Uber is the Internet of Everything at work. The 2009 start-up is taking the world by storm. In its five short years of existence, it now is valuated at almost $20B. And what does it do exactly? It connects people with things (specifically, cars and a very large distributed driver network with their smart phones in more than 200 cities worldwide). It is transforming the taxi process and industry as we know it. Uber has wrapped technology around the power-of-many (the human network) and built a process, and business, that takes advantage of shifts in demand (I need a ride) and supply (I have a car and I will take you): it has redefined taxi services as we know it.

And taxi drivers aren’t happy. And why would they be: their business is being cannibalized, their future in jeopardy.

In some places the lobby against Uber, Lyft and alike is working (for now). Certain communities are denying Uber from setting up shop in their towns. If it is the fear of the unknown; the uncertainty of unproven business models and unknown risks that may come with them; or the strong lobby of an existing industry. None are good reasons for stopping progress, invention and innovation in its tracks.

Now, this blog isn’t about Uber, or Lyft, or eBay, or Whatzapp, or Alibaba, or any of the other 10,000s of applications that define today’s app-economy and provide the opportunity to rethink how we learn, live, work, and play. Within today’s app-economy and growing sharing culture, we see that no existing and proven supply-demand business model is safe from disruption. We (established industries, governments and their antiquated procurement processes, consumers, etc.) can either step up and define today’s world, or have it be defined for us (by 30-year-olds from their kitchen table and an Internet connection).

The innovation and possibilities shouldn’t be stalled or stopped because of rules and policy, but instead celebrated and encouraged. The next $20B start-up can come from your basement, street, neighbourhood or community. To our municipal leaders: Be sure to create a culture and environment where disruption and transformation is welcomed. The new economy is here, and its innovators are everywhere (fact: 40% of recent most successful start-ups did not originate in metropolitan areas)…don’t stop them and don’t force them away.

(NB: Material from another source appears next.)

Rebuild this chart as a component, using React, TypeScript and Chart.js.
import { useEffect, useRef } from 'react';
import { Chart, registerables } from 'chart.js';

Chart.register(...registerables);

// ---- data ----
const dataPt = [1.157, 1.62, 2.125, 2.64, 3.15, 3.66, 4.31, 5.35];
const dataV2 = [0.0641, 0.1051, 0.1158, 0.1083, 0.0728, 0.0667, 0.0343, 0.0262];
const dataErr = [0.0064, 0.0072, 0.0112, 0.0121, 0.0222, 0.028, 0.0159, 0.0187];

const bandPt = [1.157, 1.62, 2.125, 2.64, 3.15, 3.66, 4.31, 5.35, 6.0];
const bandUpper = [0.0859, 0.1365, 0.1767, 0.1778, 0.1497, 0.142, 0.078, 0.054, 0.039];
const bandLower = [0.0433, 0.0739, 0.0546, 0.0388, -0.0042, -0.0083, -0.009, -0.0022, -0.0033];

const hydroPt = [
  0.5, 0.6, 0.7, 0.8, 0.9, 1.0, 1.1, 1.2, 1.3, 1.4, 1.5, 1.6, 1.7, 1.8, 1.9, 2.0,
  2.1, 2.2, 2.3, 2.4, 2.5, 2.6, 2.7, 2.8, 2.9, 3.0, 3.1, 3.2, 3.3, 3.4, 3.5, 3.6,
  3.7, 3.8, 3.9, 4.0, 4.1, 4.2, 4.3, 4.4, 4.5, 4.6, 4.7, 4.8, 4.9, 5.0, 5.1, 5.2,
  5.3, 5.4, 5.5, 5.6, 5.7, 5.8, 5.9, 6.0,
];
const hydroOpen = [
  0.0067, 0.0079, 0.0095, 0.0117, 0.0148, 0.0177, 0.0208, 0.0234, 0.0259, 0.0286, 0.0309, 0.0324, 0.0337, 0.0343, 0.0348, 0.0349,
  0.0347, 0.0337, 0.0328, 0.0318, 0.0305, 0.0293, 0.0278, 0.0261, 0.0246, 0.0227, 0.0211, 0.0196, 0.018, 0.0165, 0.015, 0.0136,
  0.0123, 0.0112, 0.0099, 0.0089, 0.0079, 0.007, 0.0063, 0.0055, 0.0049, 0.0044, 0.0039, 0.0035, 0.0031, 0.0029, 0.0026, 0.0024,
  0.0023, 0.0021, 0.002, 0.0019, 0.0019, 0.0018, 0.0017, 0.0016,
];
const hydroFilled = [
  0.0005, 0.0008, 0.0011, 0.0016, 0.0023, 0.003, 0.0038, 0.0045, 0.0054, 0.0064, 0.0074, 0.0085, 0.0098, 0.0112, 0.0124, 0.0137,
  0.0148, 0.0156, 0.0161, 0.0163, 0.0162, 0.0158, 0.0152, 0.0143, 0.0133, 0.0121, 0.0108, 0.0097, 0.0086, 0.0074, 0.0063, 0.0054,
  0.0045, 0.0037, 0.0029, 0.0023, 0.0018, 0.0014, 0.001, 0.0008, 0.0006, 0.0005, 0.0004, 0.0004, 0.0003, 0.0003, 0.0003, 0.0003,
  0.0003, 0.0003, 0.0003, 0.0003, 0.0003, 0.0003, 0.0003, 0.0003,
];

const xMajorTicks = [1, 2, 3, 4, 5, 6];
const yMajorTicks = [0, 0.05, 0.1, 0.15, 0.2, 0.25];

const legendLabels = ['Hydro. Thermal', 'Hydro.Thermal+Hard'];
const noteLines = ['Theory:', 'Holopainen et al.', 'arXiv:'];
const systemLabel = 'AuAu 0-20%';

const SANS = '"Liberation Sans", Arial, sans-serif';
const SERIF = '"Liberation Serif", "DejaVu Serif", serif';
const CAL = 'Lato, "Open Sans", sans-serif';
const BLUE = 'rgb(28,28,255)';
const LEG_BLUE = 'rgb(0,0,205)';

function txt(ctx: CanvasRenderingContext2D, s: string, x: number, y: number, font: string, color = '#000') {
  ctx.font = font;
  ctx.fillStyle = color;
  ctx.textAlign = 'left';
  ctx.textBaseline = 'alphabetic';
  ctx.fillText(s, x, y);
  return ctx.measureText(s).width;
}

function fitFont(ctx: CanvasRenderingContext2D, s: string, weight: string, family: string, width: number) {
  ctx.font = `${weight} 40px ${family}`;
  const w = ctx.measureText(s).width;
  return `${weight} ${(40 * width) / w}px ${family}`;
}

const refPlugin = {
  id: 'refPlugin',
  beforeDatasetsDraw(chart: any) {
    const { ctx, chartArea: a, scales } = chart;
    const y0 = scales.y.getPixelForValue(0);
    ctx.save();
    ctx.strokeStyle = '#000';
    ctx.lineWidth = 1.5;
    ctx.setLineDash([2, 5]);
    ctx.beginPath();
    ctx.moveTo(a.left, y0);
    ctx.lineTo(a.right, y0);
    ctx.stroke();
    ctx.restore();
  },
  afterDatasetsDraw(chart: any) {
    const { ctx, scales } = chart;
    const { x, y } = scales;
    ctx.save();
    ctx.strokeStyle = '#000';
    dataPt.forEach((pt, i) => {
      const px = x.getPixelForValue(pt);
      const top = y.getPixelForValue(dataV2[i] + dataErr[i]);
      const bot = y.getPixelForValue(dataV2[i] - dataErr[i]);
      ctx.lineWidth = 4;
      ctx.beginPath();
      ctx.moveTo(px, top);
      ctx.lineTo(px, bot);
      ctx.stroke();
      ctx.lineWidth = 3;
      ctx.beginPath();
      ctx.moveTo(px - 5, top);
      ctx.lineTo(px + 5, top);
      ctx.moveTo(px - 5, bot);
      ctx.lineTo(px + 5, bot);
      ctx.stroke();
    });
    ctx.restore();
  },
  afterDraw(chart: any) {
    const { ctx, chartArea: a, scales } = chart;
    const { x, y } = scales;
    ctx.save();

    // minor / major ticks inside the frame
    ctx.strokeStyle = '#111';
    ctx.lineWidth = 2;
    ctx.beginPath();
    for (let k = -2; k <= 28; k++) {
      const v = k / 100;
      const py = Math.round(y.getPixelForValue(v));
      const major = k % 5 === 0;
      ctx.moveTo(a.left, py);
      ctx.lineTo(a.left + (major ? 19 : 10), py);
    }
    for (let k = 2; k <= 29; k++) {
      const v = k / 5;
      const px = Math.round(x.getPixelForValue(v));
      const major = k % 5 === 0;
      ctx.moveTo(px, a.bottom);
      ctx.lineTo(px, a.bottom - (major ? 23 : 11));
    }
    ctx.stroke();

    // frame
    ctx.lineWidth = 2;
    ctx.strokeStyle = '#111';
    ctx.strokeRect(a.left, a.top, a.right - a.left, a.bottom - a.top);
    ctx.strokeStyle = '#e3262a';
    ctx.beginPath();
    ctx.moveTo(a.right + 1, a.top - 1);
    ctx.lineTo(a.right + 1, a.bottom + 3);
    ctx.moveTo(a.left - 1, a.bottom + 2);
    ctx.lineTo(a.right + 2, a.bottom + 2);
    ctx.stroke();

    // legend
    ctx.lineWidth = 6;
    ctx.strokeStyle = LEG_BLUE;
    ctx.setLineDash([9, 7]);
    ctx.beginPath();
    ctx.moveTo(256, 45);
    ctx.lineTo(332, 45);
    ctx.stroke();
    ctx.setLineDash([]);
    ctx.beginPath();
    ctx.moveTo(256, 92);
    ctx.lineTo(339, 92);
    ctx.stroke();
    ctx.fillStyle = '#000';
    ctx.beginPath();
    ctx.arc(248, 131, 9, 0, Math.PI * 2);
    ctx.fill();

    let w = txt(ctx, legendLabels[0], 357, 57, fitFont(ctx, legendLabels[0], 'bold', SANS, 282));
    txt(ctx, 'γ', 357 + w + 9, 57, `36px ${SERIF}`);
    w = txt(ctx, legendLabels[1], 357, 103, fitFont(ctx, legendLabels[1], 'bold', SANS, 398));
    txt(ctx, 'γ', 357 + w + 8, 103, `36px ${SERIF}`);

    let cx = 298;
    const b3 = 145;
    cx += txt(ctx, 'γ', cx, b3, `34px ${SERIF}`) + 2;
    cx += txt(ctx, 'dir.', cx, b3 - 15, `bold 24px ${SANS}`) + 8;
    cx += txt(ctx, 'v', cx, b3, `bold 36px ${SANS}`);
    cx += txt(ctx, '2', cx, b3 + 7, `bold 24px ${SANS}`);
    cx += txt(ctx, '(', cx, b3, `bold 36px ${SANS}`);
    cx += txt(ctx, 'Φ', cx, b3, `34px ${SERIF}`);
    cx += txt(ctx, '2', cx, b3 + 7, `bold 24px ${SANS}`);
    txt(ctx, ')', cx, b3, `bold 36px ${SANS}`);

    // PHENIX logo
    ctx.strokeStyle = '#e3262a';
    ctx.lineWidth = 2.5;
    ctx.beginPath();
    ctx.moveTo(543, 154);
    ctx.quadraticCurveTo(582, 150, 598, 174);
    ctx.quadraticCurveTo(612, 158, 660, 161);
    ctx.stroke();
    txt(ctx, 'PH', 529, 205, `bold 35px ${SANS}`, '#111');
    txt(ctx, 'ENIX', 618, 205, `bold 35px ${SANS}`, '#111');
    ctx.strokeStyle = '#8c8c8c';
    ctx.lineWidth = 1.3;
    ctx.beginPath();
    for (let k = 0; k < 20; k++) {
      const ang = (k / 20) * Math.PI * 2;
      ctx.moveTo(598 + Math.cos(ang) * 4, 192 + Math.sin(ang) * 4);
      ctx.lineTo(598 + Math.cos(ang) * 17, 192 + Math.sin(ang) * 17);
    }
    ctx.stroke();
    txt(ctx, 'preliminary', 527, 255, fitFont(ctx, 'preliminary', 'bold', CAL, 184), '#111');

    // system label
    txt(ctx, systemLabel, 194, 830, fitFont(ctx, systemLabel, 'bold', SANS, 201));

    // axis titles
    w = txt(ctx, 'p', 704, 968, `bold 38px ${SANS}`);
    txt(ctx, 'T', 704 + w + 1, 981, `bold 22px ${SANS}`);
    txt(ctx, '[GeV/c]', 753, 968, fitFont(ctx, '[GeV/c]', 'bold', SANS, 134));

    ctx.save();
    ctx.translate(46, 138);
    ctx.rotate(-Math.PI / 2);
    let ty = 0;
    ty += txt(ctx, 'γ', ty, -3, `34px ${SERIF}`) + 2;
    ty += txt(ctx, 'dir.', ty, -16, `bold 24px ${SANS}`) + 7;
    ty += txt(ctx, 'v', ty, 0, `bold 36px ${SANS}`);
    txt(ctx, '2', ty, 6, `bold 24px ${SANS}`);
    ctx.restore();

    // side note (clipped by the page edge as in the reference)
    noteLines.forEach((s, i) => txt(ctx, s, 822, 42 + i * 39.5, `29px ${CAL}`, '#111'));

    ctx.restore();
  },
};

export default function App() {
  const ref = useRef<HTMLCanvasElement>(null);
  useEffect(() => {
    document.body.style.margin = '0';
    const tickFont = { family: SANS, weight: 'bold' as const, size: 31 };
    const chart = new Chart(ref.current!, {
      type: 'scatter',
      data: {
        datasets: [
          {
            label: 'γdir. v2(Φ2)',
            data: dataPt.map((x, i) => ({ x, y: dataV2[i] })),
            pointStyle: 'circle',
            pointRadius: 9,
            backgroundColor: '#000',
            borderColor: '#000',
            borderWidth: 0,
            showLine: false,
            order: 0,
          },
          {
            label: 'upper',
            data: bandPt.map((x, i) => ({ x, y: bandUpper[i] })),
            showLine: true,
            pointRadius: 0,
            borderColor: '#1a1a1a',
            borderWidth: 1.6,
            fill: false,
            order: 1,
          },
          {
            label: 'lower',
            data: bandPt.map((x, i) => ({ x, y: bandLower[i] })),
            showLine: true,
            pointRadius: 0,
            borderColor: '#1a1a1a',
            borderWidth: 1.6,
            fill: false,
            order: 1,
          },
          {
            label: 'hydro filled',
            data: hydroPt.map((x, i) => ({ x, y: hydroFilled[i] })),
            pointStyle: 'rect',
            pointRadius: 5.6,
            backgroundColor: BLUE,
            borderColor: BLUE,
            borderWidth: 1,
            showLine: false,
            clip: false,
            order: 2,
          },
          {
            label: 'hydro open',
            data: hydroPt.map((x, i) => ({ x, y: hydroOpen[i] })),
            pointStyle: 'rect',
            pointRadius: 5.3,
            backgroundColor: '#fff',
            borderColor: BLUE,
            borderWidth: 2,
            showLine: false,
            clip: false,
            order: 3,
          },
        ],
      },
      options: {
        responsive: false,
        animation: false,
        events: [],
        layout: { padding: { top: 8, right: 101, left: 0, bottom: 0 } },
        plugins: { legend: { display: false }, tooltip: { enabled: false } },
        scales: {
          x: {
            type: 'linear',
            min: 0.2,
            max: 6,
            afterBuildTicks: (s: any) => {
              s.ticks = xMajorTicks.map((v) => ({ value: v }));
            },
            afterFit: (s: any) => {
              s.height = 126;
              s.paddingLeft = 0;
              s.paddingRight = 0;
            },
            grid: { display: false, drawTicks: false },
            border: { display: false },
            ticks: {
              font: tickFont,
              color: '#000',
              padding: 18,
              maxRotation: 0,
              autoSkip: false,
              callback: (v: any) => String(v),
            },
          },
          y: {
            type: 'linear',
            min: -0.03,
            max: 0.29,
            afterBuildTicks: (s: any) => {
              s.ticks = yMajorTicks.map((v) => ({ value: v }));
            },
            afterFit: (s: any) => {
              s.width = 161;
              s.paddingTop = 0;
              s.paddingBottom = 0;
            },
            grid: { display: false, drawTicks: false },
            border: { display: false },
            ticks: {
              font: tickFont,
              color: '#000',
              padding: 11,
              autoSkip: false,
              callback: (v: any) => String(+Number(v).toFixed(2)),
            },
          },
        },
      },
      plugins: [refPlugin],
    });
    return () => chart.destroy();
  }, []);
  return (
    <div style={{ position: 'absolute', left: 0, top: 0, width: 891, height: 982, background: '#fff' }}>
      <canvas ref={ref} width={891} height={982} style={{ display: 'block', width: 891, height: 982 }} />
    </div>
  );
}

Innovation (greatly spurred by the constant emergence of technology and the Internet) will continue to introduce new business and consumption models and upset the world as we know it. This is good. Especially for countries where economies are being challenged with eroding manufacturing and labour industries. If we want to positively alter the productivity and innovation trajectories of nations that once led the world stage, we will need to expect our traditional “ways of doing things”to be disrupted and transformed.

No matter what industry you are in or what industry you believe you lead, if you still want to be meaningful in tomorrow’s economy then you need to start Ubering now (or accept to be Ubered, and deal with the consequences).